I'm not sure how this needs to appear to the LLVM pass in terms of the declaration of the OpenMP functions, but from the above I'm guessing that if ExternalFunction is working already then the following sort of thing would make a similar API work both with and without the JIT compiler:

from numba import njit, types
from numba.extending import overload
import ctypes, ctypes.util

# ------------------------------------------------------------------------------
# This is the public API that you want your package to expose, it's a pure
# Python API.

def omp_get_num_threads():
    """Get the number of OpenMP threads"""
    # This uses ctypes to bind to the OpenMP library, could also be cffi.

    # This looks for the name of the GNU OpenMP library
    libompname = ctypes.util.find_library("gomp")

    if libompname is None:
        raise RuntimeError("Cannot find suitable OpenMP library.")

    # dlopen the library
    libomp = ctypes.CDLL(libompname)

    # create the ctypes binding to the function
    ct_omp_get_num_threads = libomp.omp_get_num_threads
    ct_omp_get_num_threads.restype = ctypes.c_int
    ct_omp_get_num_threads.argtypes = ()

    # call the function and return the result
    return ct_omp_get_num_threads()

# ------------------------------------------------------------------------------
# This is a Numba compatible overload for the public API function
# `omp_get_num_threads` defined above.

@overload(omp_get_num_threads)
def ol_omp_get_num_threads():
    # Declare `omp_get_num_threads` as an external function.
    # On the CPU target the OpenMP runtime library will need to be in process
    # for this to succeed.
    # On the CUDA target this is what presents the opportunity to make the
    # runtime call, the declaration is present and the bitcode can be linked in.
    fnty = types.ExternalFunction("omp_get_num_threads", types.int32())
    def impl():
        return fnty()
    return impl

# ------------------------------------------------------------------------------
# Demo code

# This is a python call to a python function
print("Python call to python API omp_get_num_threads():", omp_get_num_threads())

@njit
def compiled_call():
    return omp_get_num_threads()

# This is a compiled call that resolves through the `@overload`.
print("Numba compiled call to omp_get_num_threads():", compiled_call())

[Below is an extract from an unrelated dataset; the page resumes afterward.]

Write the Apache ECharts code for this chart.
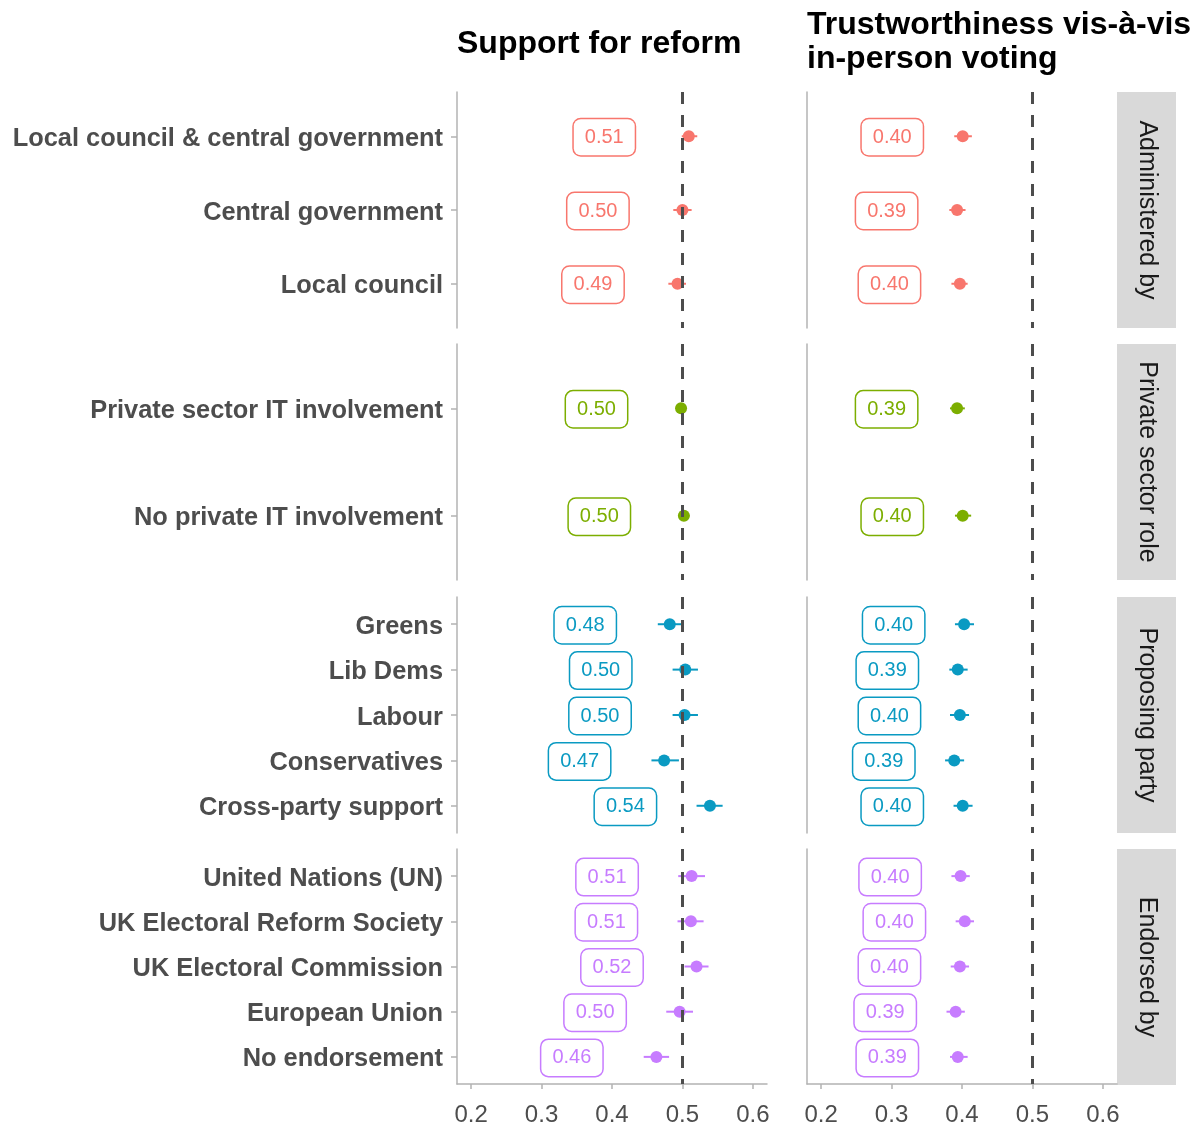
<!DOCTYPE html>
<html>
<head>
<meta charset="utf-8">
<title>Support and trustworthiness</title>
<script src="https://cdn.jsdelivr.net/npm/echarts@6/dist/echarts.min.js"></script>
<style>
    html, body { margin: 0; padding: 0; background: #fff; }
    #chart { width: 1194px; height: 1127px; }
</style>
</head>
<body>
<div id="chart"></div>
<script>
// --- DATA ---
const facetNames = ['Administered by', 'Private sector role', 'Proposing party', 'Endorsed by'];
const facetColors = ['#F8766D', '#7CAE00', '#0A9AC2', '#C77CFF'];

const adminCats = ['Local council & central government', 'Central government', 'Local council'];
const privateCats = ['Private sector IT involvement', 'No private IT involvement'];
const partyCats = ['Greens', 'Lib Dems', 'Labour', 'Conservatives', 'Cross-party support'];
const endorseCats = ['United Nations (UN)', 'UK Electoral Reform Society', 'UK Electoral Commission', 'European Union', 'No endorsement'];

// values run through the four facets in the order above
const supportEst = [0.509, 0.500, 0.493, 0.498, 0.502, 0.482, 0.504, 0.503, 0.474, 0.539, 0.513, 0.512, 0.520, 0.496, 0.463];
const supportLo  = [0.499, 0.487, 0.480, 0.491, 0.495, 0.465, 0.486, 0.486, 0.456, 0.520, 0.494, 0.493, 0.503, 0.477, 0.445];
const supportHi  = [0.521, 0.513, 0.505, 0.506, 0.510, 0.501, 0.522, 0.522, 0.495, 0.557, 0.532, 0.530, 0.537, 0.515, 0.481];
const supportLabels = ['0.51', '0.50', '0.49', '0.50', '0.50', '0.48', '0.50', '0.50', '0.47', '0.54', '0.51', '0.51', '0.52', '0.50', '0.46'];

const trustEst = [0.401, 0.393, 0.397, 0.393, 0.401, 0.403, 0.394, 0.397, 0.389, 0.401, 0.398, 0.404, 0.397, 0.391, 0.394];
const trustLo  = [0.389, 0.382, 0.385, 0.383, 0.390, 0.390, 0.382, 0.383, 0.376, 0.388, 0.385, 0.391, 0.384, 0.378, 0.383];
const trustHi  = [0.414, 0.405, 0.408, 0.404, 0.413, 0.417, 0.408, 0.410, 0.403, 0.415, 0.411, 0.417, 0.410, 0.404, 0.408];
const trustLabels = ['0.40', '0.39', '0.40', '0.39', '0.40', '0.40', '0.39', '0.40', '0.39', '0.40', '0.40', '0.40', '0.40', '0.39', '0.39'];

const xTicks = [0.2, 0.3, 0.4, 0.5, 0.6];
const panelTitles = ['Support for reform', 'Trustworthiness vis-à-vis\nin-person voting'];

// --- LAYOUT ---
const FONT = '"Liberation Sans", Arial, Helvetica, sans-serif';
const facetCats = [adminCats, privateCats, partyCats, endorseCats];
const columns = [
    { est: supportEst, lo: supportLo, hi: supportHi, labels: supportLabels, left: 457, offset: 0.12 },
    { est: trustEst, lo: trustLo, hi: trustHi, labels: trustLabels, left: 807, offset: 0.10 }
];
const panelWidth = 310;
const panelHeight = 236;
const rowTops = [92, 344, 597, 849];
const stripLeft = 1117;
const stripWidth = 59;

const grids = [];
const xAxes = [];
const yAxes = [];
const series = [];

let start = 0;
facetCats.forEach((cats, row) => {
    const color = facetColors[row];
    const idx = cats.map((c, i) => i);
    const isBottom = row === facetCats.length - 1;
    const base = start;

    columns.forEach((col, c) => {
        const g = grids.length;
        const labels = col.labels.slice(base, base + cats.length);
        grids.push({ left: col.left, top: rowTops[row], width: panelWidth, height: panelHeight });

        xAxes.push({
            type: 'value', gridIndex: g, min: 0.18, max: 0.62,
            splitLine: { show: false },
            axisLine: { show: isBottom, onZero: false, lineStyle: { color: '#b3b3b3', width: 1.5 } },
            axisTick: { show: isBottom, customValues: xTicks, length: 5, lineStyle: { color: '#b3b3b3', width: 1.5 } },
            axisLabel: {
                show: isBottom, customValues: xTicks, margin: 13,
                formatter: v => '{t|' + v.toFixed(1) + '}',
                rich: { t: { color: '#4d4d4d', fontSize: 24, fontFamily: FONT, padding: [6, 0, 0, 0] } }
            }
        });

        yAxes.push({
            type: 'value', gridIndex: g, inverse: true,
            min: -0.6, max: cats.length - 0.4,
            splitLine: { show: false },
            axisLine: { show: true, onZero: false, lineStyle: { color: '#b3b3b3', width: 1.5 } },
            axisTick: { show: c === 0, customValues: idx, length: 6, lineStyle: { color: '#b3b3b3', width: 1.5 } },
            axisLabel: {
                show: c === 0, customValues: idx, margin: 14,
                formatter: v => '{c|' + cats[Math.round(v)] + '}',
                rich: { c: { color: '#4d4d4d', fontSize: 25.4, fontWeight: 'bold', fontFamily: FONT, padding: [5, 0, 0, 0] } }
            }
        });

        // error bars
        series.push({
            type: 'custom', xAxisIndex: g, yAxisIndex: g, z: 2,
            encode: { x: [0, 1], y: 2 },
            data: idx.map(i => [col.lo[base + i], col.hi[base + i], i]),
            renderItem: (params, api) => {
                const p1 = api.coord([api.value(0), api.value(2)]);
                const p2 = api.coord([api.value(1), api.value(2)]);
                return {
                    type: 'line',
                    shape: { x1: p1[0], y1: p1[1], x2: p2[0], y2: p2[1] },
                    style: { stroke: color, lineWidth: 2 }
                };
            }
        });

        // point estimates
        series.push({
            type: 'scatter', xAxisIndex: g, yAxisIndex: g, z: 3,
            symbolSize: 12,
            itemStyle: { color: color, opacity: 1 },
            data: idx.map(i => [col.est[base + i], i])
        });

        // boxed value labels, placed left of each estimate
        series.push({
            type: 'custom', xAxisIndex: g, yAxisIndex: g, z: 4,
            encode: { x: 0, y: 1 },
            data: idx.map(i => [col.est[base + i] - col.offset, i]),
            renderItem: (params, api) => {
                const p = api.coord([api.value(0), api.value(1)]);
                return {
                    type: 'text', x: p[0], y: p[1] + 1,
                    style: {
                        text: labels[params.dataIndex],
                        fill: color, fontSize: 20, fontFamily: FONT,
                        align: 'center', verticalAlign: 'middle',
                        backgroundColor: '#fff', borderColor: color, borderWidth: 1.5,
                        borderRadius: 7, padding: [8, 11, 8, 11]
                    }
                };
            },
            markLine: {
                silent: true, symbol: ['none', 'none'], animation: false,
                label: { show: false },
                lineStyle: { color: '#4d4d4d', width: 3, type: [12, 11] },
                data: [{ xAxis: 0.5 }]
            }
        });
    });
    start += cats.length;
});

// --- FACET STRIPS ---
const graphics = [];
facetNames.forEach((name, row) => {
    graphics.push({
        type: 'rect',
        shape: { x: stripLeft, y: rowTops[row], width: stripWidth, height: panelHeight },
        style: { fill: '#d9d9d9' }
    });
    graphics.push({
        type: 'text',
        x: stripLeft + stripWidth / 2, y: rowTops[row] + panelHeight / 2,
        rotation: -Math.PI / 2,
        style: {
            text: name, fill: '#1a1a1a', fontSize: 25, fontFamily: FONT,
            align: 'center', verticalAlign: 'middle'
        }
    });
});

const chart = echarts.init(document.getElementById('chart'));
chart.setOption({
    animation: false,
    backgroundColor: '#fff',
    title: [
        {
            text: panelTitles[0], left: 457, top: 28, padding: 0,
            textStyle: { fontSize: 32, fontWeight: 'bold', color: '#000', fontFamily: FONT }
        },
        {
            text: panelTitles[1], left: 807, top: 8, padding: 0,
            textStyle: { fontSize: 32, fontWeight: 'bold', color: '#000', fontFamily: FONT, lineHeight: 34 }
        }
    ],
    grid: grids,
    xAxis: xAxes,
    yAxis: yAxes,
    series: series,
    graphic: graphics
});
</script>
</body>
</html>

# Print the LLVM IR, note that the declaration is made for `omp_get_num_threads`
# but there is no definition.
print("LLVM IR:")
print(compiled_call.inspect_llvm(compiled_call.signatures[0]))

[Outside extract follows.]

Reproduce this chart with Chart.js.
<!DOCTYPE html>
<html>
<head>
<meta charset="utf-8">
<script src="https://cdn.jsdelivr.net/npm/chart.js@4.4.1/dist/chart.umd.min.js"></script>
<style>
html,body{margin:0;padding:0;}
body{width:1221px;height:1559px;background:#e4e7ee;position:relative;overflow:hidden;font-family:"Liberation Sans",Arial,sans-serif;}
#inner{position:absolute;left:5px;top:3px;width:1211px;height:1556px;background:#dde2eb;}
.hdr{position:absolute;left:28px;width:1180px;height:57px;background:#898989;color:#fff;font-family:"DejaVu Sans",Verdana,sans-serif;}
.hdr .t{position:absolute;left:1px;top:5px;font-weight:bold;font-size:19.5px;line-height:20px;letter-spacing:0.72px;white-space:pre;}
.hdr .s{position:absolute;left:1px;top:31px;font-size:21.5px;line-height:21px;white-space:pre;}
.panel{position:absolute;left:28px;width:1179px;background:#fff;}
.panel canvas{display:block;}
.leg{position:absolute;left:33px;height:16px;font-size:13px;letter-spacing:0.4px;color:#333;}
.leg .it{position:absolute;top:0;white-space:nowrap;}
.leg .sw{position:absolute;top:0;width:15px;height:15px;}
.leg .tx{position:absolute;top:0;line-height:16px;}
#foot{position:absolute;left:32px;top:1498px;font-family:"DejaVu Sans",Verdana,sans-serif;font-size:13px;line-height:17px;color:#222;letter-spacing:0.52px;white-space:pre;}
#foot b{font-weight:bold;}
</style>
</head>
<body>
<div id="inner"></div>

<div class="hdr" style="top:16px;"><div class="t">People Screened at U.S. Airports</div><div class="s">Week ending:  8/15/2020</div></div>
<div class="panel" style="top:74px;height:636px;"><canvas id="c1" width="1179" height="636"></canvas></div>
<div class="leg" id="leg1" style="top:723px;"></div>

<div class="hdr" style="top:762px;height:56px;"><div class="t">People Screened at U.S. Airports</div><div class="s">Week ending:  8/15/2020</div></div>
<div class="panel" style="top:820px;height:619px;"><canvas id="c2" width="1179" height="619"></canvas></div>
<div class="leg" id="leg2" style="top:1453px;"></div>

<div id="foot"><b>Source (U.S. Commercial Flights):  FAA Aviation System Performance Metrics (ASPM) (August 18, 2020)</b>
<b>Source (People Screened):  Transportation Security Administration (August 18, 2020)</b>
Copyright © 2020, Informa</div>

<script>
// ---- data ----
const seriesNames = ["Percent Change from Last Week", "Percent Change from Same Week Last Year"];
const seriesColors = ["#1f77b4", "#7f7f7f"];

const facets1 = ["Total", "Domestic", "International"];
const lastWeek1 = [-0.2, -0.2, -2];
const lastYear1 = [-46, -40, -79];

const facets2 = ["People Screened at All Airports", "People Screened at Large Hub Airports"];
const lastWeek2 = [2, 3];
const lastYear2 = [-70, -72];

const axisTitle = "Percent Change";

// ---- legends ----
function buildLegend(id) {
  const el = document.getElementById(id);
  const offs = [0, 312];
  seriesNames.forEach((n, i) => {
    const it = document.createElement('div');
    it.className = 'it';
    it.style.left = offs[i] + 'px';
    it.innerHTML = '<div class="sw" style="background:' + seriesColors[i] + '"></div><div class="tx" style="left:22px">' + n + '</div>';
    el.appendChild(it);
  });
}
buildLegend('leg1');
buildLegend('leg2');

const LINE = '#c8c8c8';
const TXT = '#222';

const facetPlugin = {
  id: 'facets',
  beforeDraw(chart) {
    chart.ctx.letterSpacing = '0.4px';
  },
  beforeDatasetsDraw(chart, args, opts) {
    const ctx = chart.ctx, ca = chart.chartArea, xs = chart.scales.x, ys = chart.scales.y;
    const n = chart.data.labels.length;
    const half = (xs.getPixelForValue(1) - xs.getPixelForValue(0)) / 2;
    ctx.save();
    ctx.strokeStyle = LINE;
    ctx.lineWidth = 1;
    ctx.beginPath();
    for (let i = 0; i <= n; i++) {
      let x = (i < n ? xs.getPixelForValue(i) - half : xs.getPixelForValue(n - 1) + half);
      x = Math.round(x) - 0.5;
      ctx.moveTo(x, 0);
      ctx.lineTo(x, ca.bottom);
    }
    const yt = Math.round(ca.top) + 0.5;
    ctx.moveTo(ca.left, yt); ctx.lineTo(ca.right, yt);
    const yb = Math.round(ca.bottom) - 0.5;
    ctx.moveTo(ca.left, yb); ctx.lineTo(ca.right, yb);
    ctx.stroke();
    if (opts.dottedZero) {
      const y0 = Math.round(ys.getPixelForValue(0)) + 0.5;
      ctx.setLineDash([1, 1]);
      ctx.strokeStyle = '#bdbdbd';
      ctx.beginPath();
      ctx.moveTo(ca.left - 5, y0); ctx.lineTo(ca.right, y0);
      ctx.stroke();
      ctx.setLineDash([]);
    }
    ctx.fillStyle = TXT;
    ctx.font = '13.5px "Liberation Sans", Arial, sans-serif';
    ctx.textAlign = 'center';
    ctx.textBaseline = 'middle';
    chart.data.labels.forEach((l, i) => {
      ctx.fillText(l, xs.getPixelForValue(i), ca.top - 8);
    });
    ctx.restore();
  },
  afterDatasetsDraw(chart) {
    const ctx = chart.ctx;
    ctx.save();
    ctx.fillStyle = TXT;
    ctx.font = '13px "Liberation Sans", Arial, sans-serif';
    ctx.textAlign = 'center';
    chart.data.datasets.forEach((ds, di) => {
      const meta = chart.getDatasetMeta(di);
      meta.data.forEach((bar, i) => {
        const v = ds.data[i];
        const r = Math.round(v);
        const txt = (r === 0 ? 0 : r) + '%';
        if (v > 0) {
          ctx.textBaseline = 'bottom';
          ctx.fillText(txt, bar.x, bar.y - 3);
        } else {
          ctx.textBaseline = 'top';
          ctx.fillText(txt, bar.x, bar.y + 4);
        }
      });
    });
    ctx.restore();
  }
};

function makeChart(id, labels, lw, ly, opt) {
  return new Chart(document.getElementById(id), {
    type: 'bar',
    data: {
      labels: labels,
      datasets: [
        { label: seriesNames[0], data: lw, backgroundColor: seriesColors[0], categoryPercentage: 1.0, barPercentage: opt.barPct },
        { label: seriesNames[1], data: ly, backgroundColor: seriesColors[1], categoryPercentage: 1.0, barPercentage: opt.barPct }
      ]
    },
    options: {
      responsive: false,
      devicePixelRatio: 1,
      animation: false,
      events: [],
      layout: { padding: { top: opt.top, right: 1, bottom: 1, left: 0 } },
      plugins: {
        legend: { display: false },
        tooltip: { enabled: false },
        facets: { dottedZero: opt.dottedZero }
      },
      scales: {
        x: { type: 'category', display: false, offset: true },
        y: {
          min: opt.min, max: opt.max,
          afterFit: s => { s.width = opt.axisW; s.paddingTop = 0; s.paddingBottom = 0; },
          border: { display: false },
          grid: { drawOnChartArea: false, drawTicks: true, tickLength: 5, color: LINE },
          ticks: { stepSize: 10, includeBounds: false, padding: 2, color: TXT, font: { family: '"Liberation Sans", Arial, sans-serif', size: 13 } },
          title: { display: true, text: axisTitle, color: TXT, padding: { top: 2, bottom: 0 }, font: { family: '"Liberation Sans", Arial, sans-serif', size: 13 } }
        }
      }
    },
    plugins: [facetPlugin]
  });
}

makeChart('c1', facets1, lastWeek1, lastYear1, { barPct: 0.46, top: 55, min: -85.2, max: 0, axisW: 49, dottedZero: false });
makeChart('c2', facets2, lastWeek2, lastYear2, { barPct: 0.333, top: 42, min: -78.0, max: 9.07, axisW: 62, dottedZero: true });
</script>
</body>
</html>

I've used the ctypes module to make the binding in the above, but you could continue using cffi if that's convenient. The important part is exposing a public API that you control as a set of functions/function stubs that can then be overload'd.

@DrTodd13 for a reference point, the above technique is similar to Numba's get_num_threads() (and that family of functions).

Hope this helps!

DrTodd13 commented 1 year ago

@stuartarchibald @ggeorgakoudis Used Stuart's way but dynamically generated everything to reduce boilerplate. Python and Numba invocations should all work now the way we want.

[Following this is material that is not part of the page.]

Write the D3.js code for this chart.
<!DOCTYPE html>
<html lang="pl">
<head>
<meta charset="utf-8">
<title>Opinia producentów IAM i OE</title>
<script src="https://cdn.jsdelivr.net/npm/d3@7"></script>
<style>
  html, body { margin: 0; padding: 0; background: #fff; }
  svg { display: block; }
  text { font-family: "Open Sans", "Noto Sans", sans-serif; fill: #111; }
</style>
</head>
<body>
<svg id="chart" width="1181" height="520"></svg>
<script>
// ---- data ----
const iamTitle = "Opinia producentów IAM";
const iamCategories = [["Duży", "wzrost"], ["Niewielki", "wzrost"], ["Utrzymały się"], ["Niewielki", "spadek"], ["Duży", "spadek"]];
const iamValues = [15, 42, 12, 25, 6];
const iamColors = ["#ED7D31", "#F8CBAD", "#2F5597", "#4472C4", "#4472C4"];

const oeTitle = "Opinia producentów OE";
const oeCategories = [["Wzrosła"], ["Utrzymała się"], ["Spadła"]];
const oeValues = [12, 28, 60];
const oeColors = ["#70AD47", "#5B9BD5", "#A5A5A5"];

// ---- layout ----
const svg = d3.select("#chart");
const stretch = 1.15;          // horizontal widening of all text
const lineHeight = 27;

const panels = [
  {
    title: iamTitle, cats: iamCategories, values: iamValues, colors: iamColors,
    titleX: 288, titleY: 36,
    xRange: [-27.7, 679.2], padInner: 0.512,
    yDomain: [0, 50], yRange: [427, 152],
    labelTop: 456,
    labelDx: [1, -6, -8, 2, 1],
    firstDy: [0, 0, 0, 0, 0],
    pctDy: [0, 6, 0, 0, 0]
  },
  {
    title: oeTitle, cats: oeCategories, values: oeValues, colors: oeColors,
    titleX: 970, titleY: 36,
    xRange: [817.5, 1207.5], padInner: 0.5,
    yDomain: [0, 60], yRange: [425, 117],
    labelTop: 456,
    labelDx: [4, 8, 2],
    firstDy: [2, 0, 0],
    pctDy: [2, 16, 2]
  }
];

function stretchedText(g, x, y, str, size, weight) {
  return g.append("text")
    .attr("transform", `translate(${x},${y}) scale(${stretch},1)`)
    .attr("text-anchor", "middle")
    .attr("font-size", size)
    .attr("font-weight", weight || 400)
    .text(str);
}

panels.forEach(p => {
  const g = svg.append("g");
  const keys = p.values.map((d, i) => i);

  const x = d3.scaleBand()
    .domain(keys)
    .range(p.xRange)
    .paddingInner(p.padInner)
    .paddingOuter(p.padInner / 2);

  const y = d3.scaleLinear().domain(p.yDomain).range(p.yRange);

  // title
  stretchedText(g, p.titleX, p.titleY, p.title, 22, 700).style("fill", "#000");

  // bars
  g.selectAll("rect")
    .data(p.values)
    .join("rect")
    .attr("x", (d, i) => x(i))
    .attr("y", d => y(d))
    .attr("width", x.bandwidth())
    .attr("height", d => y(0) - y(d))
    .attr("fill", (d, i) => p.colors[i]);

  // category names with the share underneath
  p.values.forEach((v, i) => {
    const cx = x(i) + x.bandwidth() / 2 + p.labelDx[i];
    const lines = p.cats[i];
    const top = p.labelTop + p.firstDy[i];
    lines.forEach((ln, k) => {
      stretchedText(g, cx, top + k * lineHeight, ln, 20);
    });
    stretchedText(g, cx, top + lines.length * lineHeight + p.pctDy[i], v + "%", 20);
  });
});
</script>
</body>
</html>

DrTodd13 commented 1 year ago

@stuartarchibald This approach seems to work for Python, Numba (outside of a target region), and inside a CPU device target region. However, for CUDA target regions, I get: Traceback (most recent call last): File "/mnt/home/taanders/OpenMP_in_Numba/code/ggeorgakoudis/numba/numba/core/errors.py", line 817, in new_error_context yield File "/mnt/home/taanders/OpenMP_in_Numba/code/ggeorgakoudis/numba/numba/core/lowering.py", line 252, in lower_block self.lower_inst(inst) File "/mnt/home/taanders/OpenMP_in_Numba/code/ggeorgakoudis/numba/numba/core/lowering.py", line 401, in lower_inst val = self.lower_assign(ty, inst) File "/mnt/home/taanders/OpenMP_in_Numba/code/ggeorgakoudis/numba/numba/core/lowering.py", line 583, in lower_assign return self.lower_expr(ty, value) File "/mnt/home/taanders/OpenMP_in_Numba/code/ggeorgakoudis/numba/numba/core/lowering.py", line 1119, in lower_expr res = self.lower_call(resty, expr) File "/mnt/home/taanders/OpenMP_in_Numba/code/ggeorgakoudis/numba/numba/core/lowering.py", line 850, in lower_call res = self._lower_call_normal(fnty, expr, signature) File "/mnt/home/taanders/OpenMP_in_Numba/code/ggeorgakoudis/numba/numba/core/lowering.py", line 1082, in _lower_call_normal impl = self.context.get_function(fnty, signature) File "/mnt/home/taanders/OpenMP_in_Numba/code/ggeorgakoudis/numba/numba/core/base.py", line 571, in get_function return self.get_function(type(fn), sig) File "/mnt/home/taanders/OpenMP_in_Numba/code/ggeorgakoudis/numba/numba/core/base.py", line 580, in get_function return self.get_function(fn, sig, _firstcall=False) File "/mnt/home/taanders/OpenMP_in_Numba/code/ggeorgakoudis/numba/numba/core/base.py", line 582, in get_function raise NotImplementedError("No definition for lowering %s%s" % (key, sig)) NotImplementedError: No definition for lowering <class 'numba.core.types.functions.Function'>() -> int32 Adding overload(omp_get_num_threads, target="cuda") doesn't seem to help. Suggestions?